(Source material):
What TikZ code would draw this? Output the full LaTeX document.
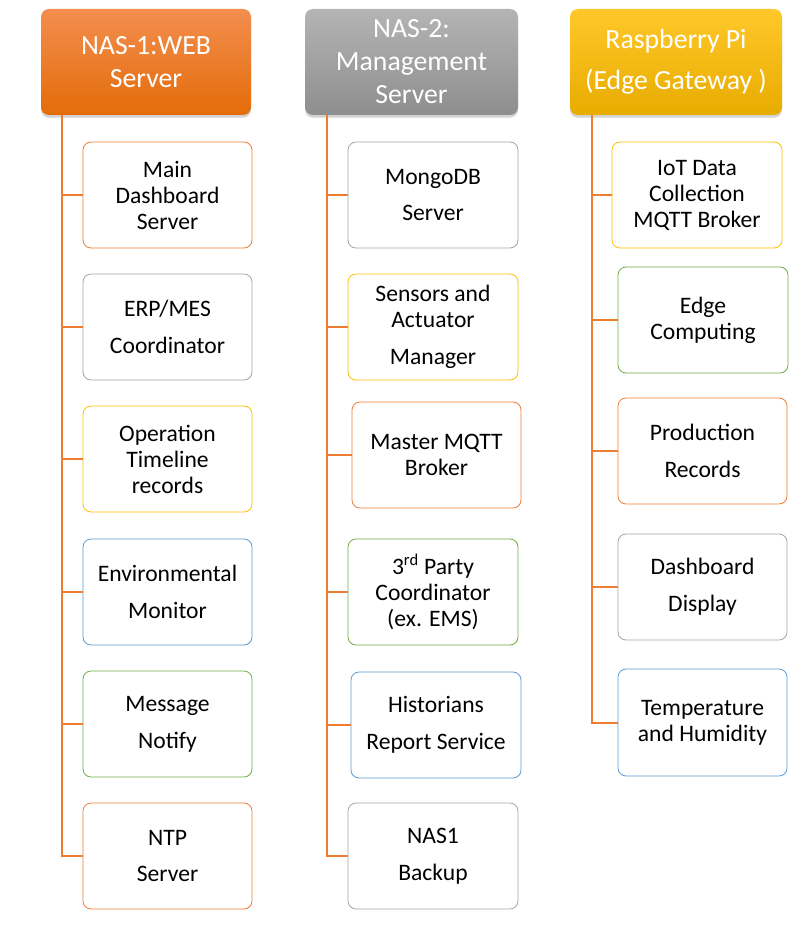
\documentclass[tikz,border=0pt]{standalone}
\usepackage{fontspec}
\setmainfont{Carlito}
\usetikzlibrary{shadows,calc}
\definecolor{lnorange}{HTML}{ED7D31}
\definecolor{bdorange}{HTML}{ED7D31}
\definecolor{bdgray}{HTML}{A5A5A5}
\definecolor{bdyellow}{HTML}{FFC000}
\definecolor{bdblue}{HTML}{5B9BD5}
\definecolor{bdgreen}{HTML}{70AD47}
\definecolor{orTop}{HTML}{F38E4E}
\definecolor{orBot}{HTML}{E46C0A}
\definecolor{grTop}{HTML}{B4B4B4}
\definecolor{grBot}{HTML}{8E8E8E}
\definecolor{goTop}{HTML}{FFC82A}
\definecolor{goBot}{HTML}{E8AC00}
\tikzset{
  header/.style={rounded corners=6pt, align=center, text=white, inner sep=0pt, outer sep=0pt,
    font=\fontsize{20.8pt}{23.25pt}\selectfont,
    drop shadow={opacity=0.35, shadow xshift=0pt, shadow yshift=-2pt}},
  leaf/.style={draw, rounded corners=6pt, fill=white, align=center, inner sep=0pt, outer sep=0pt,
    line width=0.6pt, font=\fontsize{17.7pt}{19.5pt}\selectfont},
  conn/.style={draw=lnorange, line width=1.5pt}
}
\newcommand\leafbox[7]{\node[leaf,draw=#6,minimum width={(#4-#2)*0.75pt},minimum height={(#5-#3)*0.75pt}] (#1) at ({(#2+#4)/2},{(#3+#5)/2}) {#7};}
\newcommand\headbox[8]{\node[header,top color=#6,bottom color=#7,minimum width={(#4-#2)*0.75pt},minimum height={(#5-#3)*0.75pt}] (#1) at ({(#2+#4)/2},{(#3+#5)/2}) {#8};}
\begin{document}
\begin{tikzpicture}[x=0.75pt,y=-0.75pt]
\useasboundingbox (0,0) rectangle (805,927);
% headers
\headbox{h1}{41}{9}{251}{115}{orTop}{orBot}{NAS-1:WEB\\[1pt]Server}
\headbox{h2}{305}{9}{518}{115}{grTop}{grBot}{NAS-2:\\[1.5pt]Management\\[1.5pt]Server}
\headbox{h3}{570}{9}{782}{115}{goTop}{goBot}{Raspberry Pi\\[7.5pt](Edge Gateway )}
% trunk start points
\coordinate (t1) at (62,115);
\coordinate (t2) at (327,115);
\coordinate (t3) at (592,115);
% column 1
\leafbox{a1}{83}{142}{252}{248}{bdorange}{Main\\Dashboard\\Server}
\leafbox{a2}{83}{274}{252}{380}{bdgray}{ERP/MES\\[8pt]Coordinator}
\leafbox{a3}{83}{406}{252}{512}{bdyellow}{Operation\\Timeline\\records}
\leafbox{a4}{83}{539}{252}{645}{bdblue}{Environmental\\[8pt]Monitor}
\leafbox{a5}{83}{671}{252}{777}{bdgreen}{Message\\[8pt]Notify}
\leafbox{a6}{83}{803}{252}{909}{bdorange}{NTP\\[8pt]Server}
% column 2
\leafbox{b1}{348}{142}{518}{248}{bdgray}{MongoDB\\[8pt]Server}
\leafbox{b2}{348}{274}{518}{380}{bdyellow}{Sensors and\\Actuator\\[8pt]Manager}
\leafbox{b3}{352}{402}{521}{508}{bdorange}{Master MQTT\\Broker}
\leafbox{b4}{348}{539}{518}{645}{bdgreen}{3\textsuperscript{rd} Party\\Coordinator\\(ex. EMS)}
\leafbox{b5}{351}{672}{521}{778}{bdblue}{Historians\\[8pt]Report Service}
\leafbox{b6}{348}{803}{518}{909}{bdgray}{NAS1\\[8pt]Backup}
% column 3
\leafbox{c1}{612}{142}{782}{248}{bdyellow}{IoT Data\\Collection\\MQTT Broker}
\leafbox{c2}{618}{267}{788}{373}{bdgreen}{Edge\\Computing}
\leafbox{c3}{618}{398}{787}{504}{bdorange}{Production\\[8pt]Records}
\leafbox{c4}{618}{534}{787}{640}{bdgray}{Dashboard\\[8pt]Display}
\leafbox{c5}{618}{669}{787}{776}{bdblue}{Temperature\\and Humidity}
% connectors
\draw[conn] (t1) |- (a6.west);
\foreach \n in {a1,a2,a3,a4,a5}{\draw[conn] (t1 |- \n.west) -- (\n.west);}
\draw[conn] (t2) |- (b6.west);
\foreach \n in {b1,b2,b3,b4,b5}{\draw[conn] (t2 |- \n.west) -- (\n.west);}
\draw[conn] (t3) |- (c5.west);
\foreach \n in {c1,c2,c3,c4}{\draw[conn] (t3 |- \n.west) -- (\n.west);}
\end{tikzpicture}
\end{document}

(To do):
Reproduce the whole listing above word for word, but not its pictures.

(Complete output):
What TikZ code would draw this? Output the full LaTeX document.
\documentclass[tikz,border=0pt]{standalone}
\usepackage{fontspec}
\setmainfont{Carlito}
\usetikzlibrary{shadows,calc}
\definecolor{lnorange}{HTML}{ED7D31}
\definecolor{bdorange}{HTML}{ED7D31}
\definecolor{bdgray}{HTML}{A5A5A5}
\definecolor{bdyellow}{HTML}{FFC000}
\definecolor{bdblue}{HTML}{5B9BD5}
\definecolor{bdgreen}{HTML}{70AD47}
\definecolor{orTop}{HTML}{F38E4E}
\definecolor{orBot}{HTML}{E46C0A}
\definecolor{grTop}{HTML}{B4B4B4}
\definecolor{grBot}{HTML}{8E8E8E}
\definecolor{goTop}{HTML}{FFC82A}
\definecolor{goBot}{HTML}{E8AC00}
\tikzset{
  header/.style={rounded corners=6pt, align=center, text=white, inner sep=0pt, outer sep=0pt,
    font=\fontsize{20.8pt}{23.25pt}\selectfont,
    drop shadow={opacity=0.35, shadow xshift=0pt, shadow yshift=-2pt}},
  leaf/.style={draw, rounded corners=6pt, fill=white, align=center, inner sep=0pt, outer sep=0pt,
    line width=0.6pt, font=\fontsize{17.7pt}{19.5pt}\selectfont},
  conn/.style={draw=lnorange, line width=1.5pt}
}
\newcommand\leafbox[7]{\node[leaf,draw=#6,minimum width={(#4-#2)*0.75pt},minimum height={(#5-#3)*0.75pt}] (#1) at ({(#2+#4)/2},{(#3+#5)/2}) {#7};}
\newcommand\headbox[8]{\node[header,top color=#6,bottom color=#7,minimum width={(#4-#2)*0.75pt},minimum height={(#5-#3)*0.75pt}] (#1) at ({(#2+#4)/2},{(#3+#5)/2}) {#8};}
\begin{document}
\begin{tikzpicture}[x=0.75pt,y=-0.75pt]
\useasboundingbox (0,0) rectangle (805,927);
% headers
\headbox{h1}{41}{9}{251}{115}{orTop}{orBot}{NAS-1:WEB\\[1pt]Server}
\headbox{h2}{305}{9}{518}{115}{grTop}{grBot}{NAS-2:\\[1.5pt]Management\\[1.5pt]Server}
\headbox{h3}{570}{9}{782}{115}{goTop}{goBot}{Raspberry Pi\\[7.5pt](Edge Gateway )}
% trunk start points
\coordinate (t1) at (62,115);
\coordinate (t2) at (327,115);
\coordinate (t3) at (592,115);
% column 1
\leafbox{a1}{83}{142}{252}{248}{bdorange}{Main\\Dashboard\\Server}
\leafbox{a2}{83}{274}{252}{380}{bdgray}{ERP/MES\\[8pt]Coordinator}
\leafbox{a3}{83}{406}{252}{512}{bdyellow}{Operation\\Timeline\\records}
\leafbox{a4}{83}{539}{252}{645}{bdblue}{Environmental\\[8pt]Monitor}
\leafbox{a5}{83}{671}{252}{777}{bdgreen}{Message\\[8pt]Notify}
\leafbox{a6}{83}{803}{252}{909}{bdorange}{NTP\\[8pt]Server}
% column 2
\leafbox{b1}{348}{142}{518}{248}{bdgray}{MongoDB\\[8pt]Server}
\leafbox{b2}{348}{274}{518}{380}{bdyellow}{Sensors and\\Actuator\\[8pt]Manager}
\leafbox{b3}{352}{402}{521}{508}{bdorange}{Master MQTT\\Broker}
\leafbox{b4}{348}{539}{518}{645}{bdgreen}{3\textsuperscript{rd} Party\\Coordinator\\(ex. EMS)}
\leafbox{b5}{351}{672}{521}{778}{bdblue}{Historians\\[8pt]Report Service}
\leafbox{b6}{348}{803}{518}{909}{bdgray}{NAS1\\[8pt]Backup}
% column 3
\leafbox{c1}{612}{142}{782}{248}{bdyellow}{IoT Data\\Collection\\MQTT Broker}
\leafbox{c2}{618}{267}{788}{373}{bdgreen}{Edge\\Computing}
\leafbox{c3}{618}{398}{787}{504}{bdorange}{Production\\[8pt]Records}
\leafbox{c4}{618}{534}{787}{640}{bdgray}{Dashboard\\[8pt]Display}
\leafbox{c5}{618}{669}{787}{776}{bdblue}{Temperature\\and Humidity}
% connectors
\draw[conn] (t1) |- (a6.west);
\foreach \n in {a1,a2,a3,a4,a5}{\draw[conn] (t1 |- \n.west) -- (\n.west);}
\draw[conn] (t2) |- (b6.west);
\foreach \n in {b1,b2,b3,b4,b5}{\draw[conn] (t2 |- \n.west) -- (\n.west);}
\draw[conn] (t3) |- (c5.west);
\foreach \n in {c1,c2,c3,c4}{\draw[conn] (t3 |- \n.west) -- (\n.west);}
\end{tikzpicture}
\end{document}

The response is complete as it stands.